* **REQUIREMENT**
Copy all of the material exactly. Pictures are not to appear in the copy.

* **RAW DATA**

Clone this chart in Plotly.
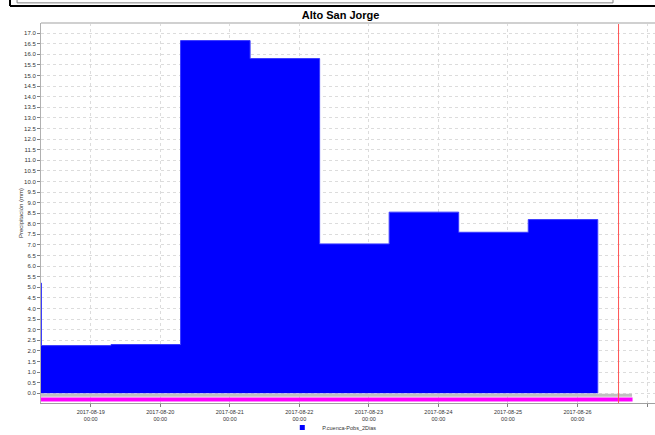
import plotly.graph_objects as go

# ---- data ----
period_start = ['2017-08-17 07:00', '2017-08-18 07:00', '2017-08-19 07:00', '2017-08-20 07:00',
                '2017-08-21 07:00', '2017-08-22 07:00', '2017-08-23 07:00', '2017-08-24 07:00',
                '2017-08-25 07:00', '2017-08-26 07:00']
precip_mm = [5.2, 2.25, 2.3, 16.65, 15.8, 7.05, 8.55, 7.6, 8.2, 0.0]

band_x = ['2017-08-18 06:50', '2017-08-26 18:50']
gray_band_y = [-0.09, -0.09]
magenta_x = ['2017-08-18 06:50', '2017-08-26 19:00']
magenta_band_y = [-0.3, -0.3]

now_marker = '2017-08-26 14:10'

tick_vals = ['2017-08-19', '2017-08-20', '2017-08-21', '2017-08-22', '2017-08-23',
             '2017-08-24', '2017-08-25', '2017-08-26', '2017-08-27']
tick_text = ['2017-08-19<br>00:00', '2017-08-20<br>00:00', '2017-08-21<br>00:00',
             '2017-08-22<br>00:00', '2017-08-23<br>00:00', '2017-08-24<br>00:00',
             '2017-08-25<br>00:00', '2017-08-26<br>00:00', '2017-08-27<br>00:00']

x_range = ['2017-08-18 06:50', '2017-08-27 02:45']
y_range = [-0.46, 17.48]

FONT = 'Liberation Sans, Arial, sans-serif'

fig = go.Figure()
fig.add_trace(go.Scatter(
    x=period_start, y=precip_mm, mode='lines', line=dict(shape='hv', color='#3a3aff', width=1),
    fill='tozeroy', fillcolor='#0000ff', showlegend=False, hoverinfo='x+y'))
fig.add_trace(go.Scatter(x=band_x, y=gray_band_y, mode='lines',
                         line=dict(color='#c0c0c0', width=3), showlegend=False))
fig.add_trace(go.Scatter(x=magenta_x, y=magenta_band_y, mode='lines',
                         line=dict(color='#ff00ff', width=4), showlegend=False))
fig.add_trace(go.Scatter(x=[None], y=[None], mode='markers', name='P.cuenca-Pobs_2Dias',
                         marker=dict(symbol='square', color='#0000ff', size=5)))

fig.update_layout(
    width=655, height=435,
    margin=dict(l=41, r=0, t=23, b=32, autoexpand=False),
    paper_bgcolor='white', plot_bgcolor='white',
    font=dict(family=FONT, size=6, color='#333333'),
    title=dict(text='<b>Alto San Jorge</b>', x=0.52, xanchor='center', xref='container',
               y=0.9655, yanchor='middle', yref='container',
               font=dict(family=FONT, size=11, color='#000000')),
    showlegend=True,
    legend=dict(orientation='h', x=0.4736, xanchor='center', y=-0.026, yanchor='top',
                font=dict(family=FONT, size=5.5, color='#333333'), itemwidth=30,
                bgcolor='rgba(0,0,0,0)', tracegroupgap=0),
    xaxis=dict(type='date', range=x_range, tickmode='array', tickvals=tick_vals, ticktext=tick_text,
               automargin=False,
               showgrid=True, gridcolor='#dcdcdc', griddash='dot', gridwidth=1,
               showline=True, linecolor='#a0a0a0', linewidth=1,
               ticks='outside', ticklen=3, tickcolor='#808080',
               tickfont=dict(family=FONT, size=5.5, color='#333333'), zeroline=False),
    yaxis=dict(range=y_range, tickmode='linear', tick0=0, dtick=0.5, tickformat='.1f',
               automargin=False,
               showgrid=True, gridcolor='#dcdcdc', griddash='dot', gridwidth=1,
               showline=True, linecolor='#b0b0b0', linewidth=1,
               ticks='outside', ticklen=3, tickcolor='#808080',
               tickfont=dict(family=FONT, size=6, color='#333333'), zeroline=False,
               title=dict(text='Precipitación (mm)', standoff=0,
                          font=dict(family=FONT, size=6, color='#333333'))),
    shapes=[
        # "now" marker
        dict(type='line', xref='x', yref='paper', x0=now_marker, x1=now_marker, y0=0, y1=1,
             line=dict(color='#ff5555', width=1)),
        # top frame line
        dict(type='line', xref='paper', yref='paper', x0=0, x1=1, y0=1, y1=1,
             line=dict(color='#d0d0d0', width=2)),
        # header decoration (black bar + gray box)
        dict(type='line', xref='paper', yref='paper', x0=-0.0505, x1=1.0, y0=1.0447, y1=1.0447,
             line=dict(color='#000000', width=2)),
        dict(type='line', xref='paper', yref='paper', x0=-0.0505, x1=-0.0505, y0=1.0447, y1=1.07,
             line=dict(color='#000000', width=2)),
        dict(type='rect', xref='paper', yref='paper', x0=-0.039, x1=0.9316, y0=1.053, y1=1.07,
             line=dict(color='#808080', width=1), fillcolor='rgba(0,0,0,0)'),
    ],
)

fig.write_html('out.html', config={'displayModeBar': False},
               post_script="document.body.style.margin='0';document.body.style.overflow='hidden';")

* **CORRECT ANSWER**
Clone this chart in Plotly.
import plotly.graph_objects as go

# ---- data ----
period_start = ['2017-08-17 07:00', '2017-08-18 07:00', '2017-08-19 07:00', '2017-08-20 07:00',
                '2017-08-21 07:00', '2017-08-22 07:00', '2017-08-23 07:00', '2017-08-24 07:00',
                '2017-08-25 07:00', '2017-08-26 07:00']
precip_mm = [5.2, 2.25, 2.3, 16.65, 15.8, 7.05, 8.55, 7.6, 8.2, 0.0]

band_x = ['2017-08-18 06:50', '2017-08-26 18:50']
gray_band_y = [-0.09, -0.09]
magenta_x = ['2017-08-18 06:50', '2017-08-26 19:00']
magenta_band_y = [-0.3, -0.3]

now_marker = '2017-08-26 14:10'

tick_vals = ['2017-08-19', '2017-08-20', '2017-08-21', '2017-08-22', '2017-08-23',
             '2017-08-24', '2017-08-25', '2017-08-26', '2017-08-27']
tick_text = ['2017-08-19<br>00:00', '2017-08-20<br>00:00', '2017-08-21<br>00:00',
             '2017-08-22<br>00:00', '2017-08-23<br>00:00', '2017-08-24<br>00:00',
             '2017-08-25<br>00:00', '2017-08-26<br>00:00', '2017-08-27<br>00:00']

x_range = ['2017-08-18 06:50', '2017-08-27 02:45']
y_range = [-0.46, 17.48]

FONT = 'Liberation Sans, Arial, sans-serif'

fig = go.Figure()
fig.add_trace(go.Scatter(
    x=period_start, y=precip_mm, mode='lines', line=dict(shape='hv', color='#3a3aff', width=1),
    fill='tozeroy', fillcolor='#0000ff', showlegend=False, hoverinfo='x+y'))
fig.add_trace(go.Scatter(x=band_x, y=gray_band_y, mode='lines',
                         line=dict(color='#c0c0c0', width=3), showlegend=False))
fig.add_trace(go.Scatter(x=magenta_x, y=magenta_band_y, mode='lines',
                         line=dict(color='#ff00ff', width=4), showlegend=False))
fig.add_trace(go.Scatter(x=[None], y=[None], mode='markers', name='P.cuenca-Pobs_2Dias',
                         marker=dict(symbol='square', color='#0000ff', size=5)))

fig.update_layout(
    width=655, height=435,
    margin=dict(l=41, r=0, t=23, b=32, autoexpand=False),
    paper_bgcolor='white', plot_bgcolor='white',
    font=dict(family=FONT, size=6, color='#333333'),
    title=dict(text='<b>Alto San Jorge</b>', x=0.52, xanchor='center', xref='container',
               y=0.9655, yanchor='middle', yref='container',
               font=dict(family=FONT, size=11, color='#000000')),
    showlegend=True,
    legend=dict(orientation='h', x=0.4736, xanchor='center', y=-0.026, yanchor='top',
                font=dict(family=FONT, size=5.5, color='#333333'), itemwidth=30,
                bgcolor='rgba(0,0,0,0)', tracegroupgap=0),
    xaxis=dict(type='date', range=x_range, tickmode='array', tickvals=tick_vals, ticktext=tick_text,
               automargin=False,
               showgrid=True, gridcolor='#dcdcdc', griddash='dot', gridwidth=1,
               showline=True, linecolor='#a0a0a0', linewidth=1,
               ticks='outside', ticklen=3, tickcolor='#808080',
               tickfont=dict(family=FONT, size=5.5, color='#333333'), zeroline=False),
    yaxis=dict(range=y_range, tickmode='linear', tick0=0, dtick=0.5, tickformat='.1f',
               automargin=False,
               showgrid=True, gridcolor='#dcdcdc', griddash='dot', gridwidth=1,
               showline=True, linecolor='#b0b0b0', linewidth=1,
               ticks='outside', ticklen=3, tickcolor='#808080',
               tickfont=dict(family=FONT, size=6, color='#333333'), zeroline=False,
               title=dict(text='Precipitación (mm)', standoff=0,
                          font=dict(family=FONT, size=6, color='#333333'))),
    shapes=[
        # "now" marker
        dict(type='line', xref='x', yref='paper', x0=now_marker, x1=now_marker, y0=0, y1=1,
             line=dict(color='#ff5555', width=1)),
        # top frame line
        dict(type='line', xref='paper', yref='paper', x0=0, x1=1, y0=1, y1=1,
             line=dict(color='#d0d0d0', width=2)),
        # header decoration (black bar + gray box)
        dict(type='line', xref='paper', yref='paper', x0=-0.0505, x1=1.0, y0=1.0447, y1=1.0447,
             line=dict(color='#000000', width=2)),
        dict(type='line', xref='paper', yref='paper', x0=-0.0505, x1=-0.0505, y0=1.0447, y1=1.07,
             line=dict(color='#000000', width=2)),
        dict(type='rect', xref='paper', yref='paper', x0=-0.039, x1=0.9316, y0=1.053, y1=1.07,
             line=dict(color='#808080', width=1), fillcolor='rgba(0,0,0,0)'),
    ],
)

fig.write_html('out.html', config={'displayModeBar': False},
               post_script="document.body.style.margin='0';document.body.style.overflow='hidden';")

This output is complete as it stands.